A Modern Synthesis: Copulas and Machine Learning

We end our journey at the frontier of modern data science. Today, we often have not one, but multiple complex machine learning models, each providing its own probabilistic forecast for the same event, say, the next day's stock market return. How do we combine their wisdom into a single, superior prediction? This is the problem of "forecast fusion," and copulas offer a breathtakingly elegant solution.

Here is the key insight: we can evaluate each model's historical performance using a tool called the Probability Integral Transform (PIT). For each past prediction, we see where the actual, realized outcome fell within the model's predicted distribution. If a model is perfectly calibrated, these PIT values will be uniformly distributed—they'll look like a sequence of random numbers from 0 to 1. The PIT acts as a universal "scorecard."

Now, instead of looking at one model, we look at the vector of PIT scorecards from all our models at each point in time. These vectors form a dataset of how our models succeed and fail together. We can then fit a copula to this dataset to learn the deep structure of their predictive dependence! For instance, we might find that two models are brilliant at forecasting calm markets but both fail spectacularly during a crash. A Student's t-copula would capture this joint failure.
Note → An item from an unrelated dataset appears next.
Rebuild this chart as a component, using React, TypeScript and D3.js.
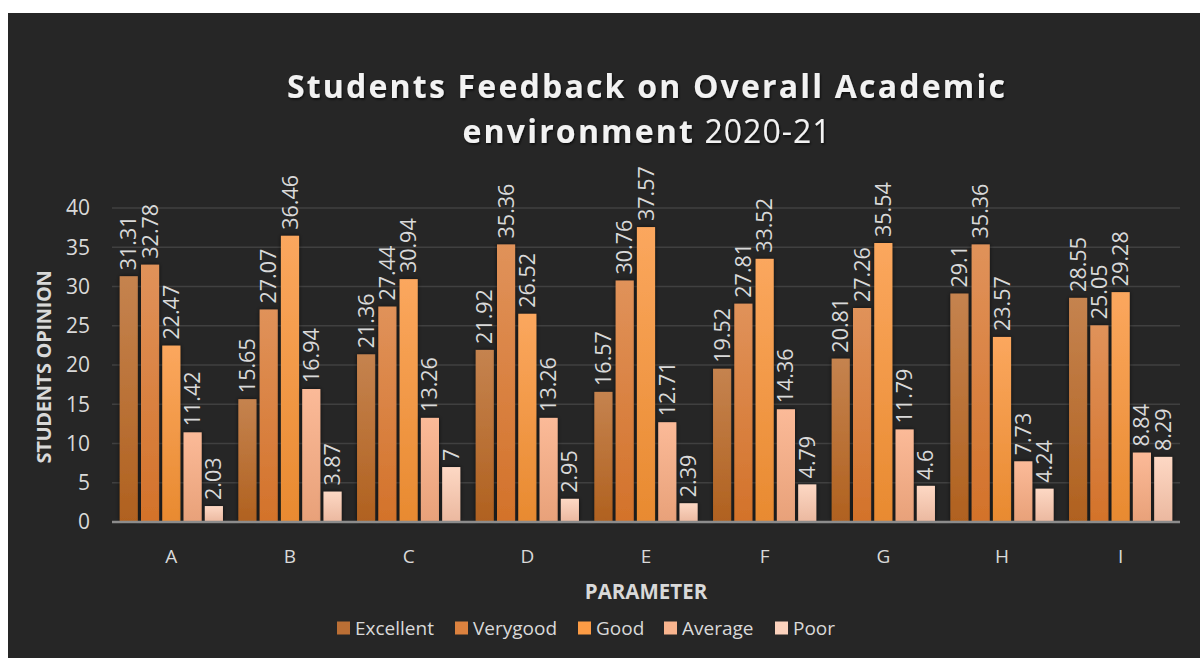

Having learned this dependence structure from the past, we can use the fitted copula to intelligently fuse the models' future predictions. We take their new individual forecast distributions and combine them using the copula as our recipe. The result is a single, synthesized forecast distribution that is more robust and reliable than any of its individual components. This is a profound idea: using the very structure of our models' past mistakes to build a more intelligent whole.

From the financial crisis to a basketball game to the synthesis of artificial intelligences, the copula has given us a unified language for dependence. It teaches us that to understand any complex system, it is not enough to understand the parts in isolation. We must also understand the subtle, varied, and powerful ways in which they are bound together.